Cross-border collaborations can be traced back to the beginning of conflict between India and Pakistan. Women in both countries shared a number of issues, such as public and domestic violence, rape, human-rights abuses and inequality, and the environment created by the Kashmir conflict had a negative impact. Groups and initiatives fostering cross-border collaboration created a space for the women and an atmosphere for developing human relationships and substantive dialogue on issues like the Indo-Pakistani wars.

Women's cross-border initiatives have changed and contributed to peace between India and Pakistan. It provides opportunities for face-to-face interactions and dialogue, and has facilitated much-needed understanding between the people of both countries. Women have participated in several processes through meetings with government officials and civil-society groups, addressed concerns such as education and visas, and initiated a media exchange between the countries. When only civil-society groups and government officials had the right to make decisions, groups and initiatives like this were negotiated and sustained cross-border dialogue. Women's experiences and groups are an alternative, nonviolent means of negotiating an end to conflict.

=== Women's Bus for Peace ===
In 1999, 40 Indian women of different religions and political views took a 12-hour bus trip from New Delhi to Lahore which was organized by the Women's Initiative for Peace in South Asia (WIPSA). The Women's Bus for Peace was one of many several cross-border collaborations by women from Pakistan and India. The initiative began with communication, since the women had common issues and struggles. What brought them together was the need to build strategies for peace. The Women's Bus for Peace focused on the need for communication between the people of Pakistan and India.

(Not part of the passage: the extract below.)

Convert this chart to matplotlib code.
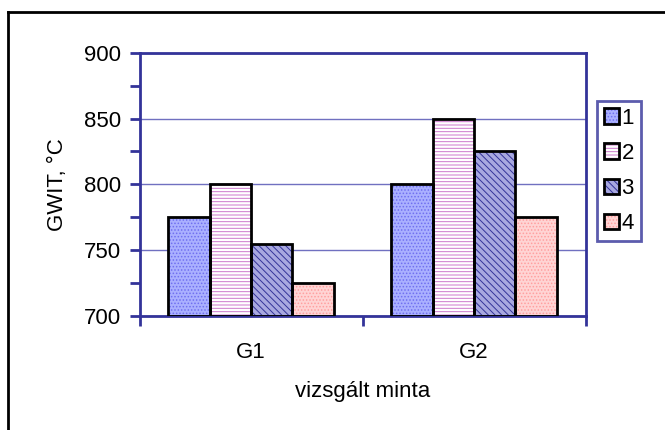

=== Line of Control conference ===
A November 2007 conference for Pakistani and Indian women, "Connecting Women across the Line of Control (LOC)", was held in Kashmir. Discussion topics at the conference ranged from aiding victims of violence and untreated illnesses to mobilizing women in the political and social arenas. The participants "vehemently endorsed diplomacy and peaceful negotiations in order to further the India–Pakistan peace process; withdrawal of forces from both sides of the LOC; decommissioning of militants; rehabilitation of Kashmiri Pandits to rebuild the syncretic fabric of Kashmiri society; and rehabilitation of detainees". Regardless of ethnicity, the women worked together to find solutions to problems caused by the Kashmir conflict and end the decades-long feud.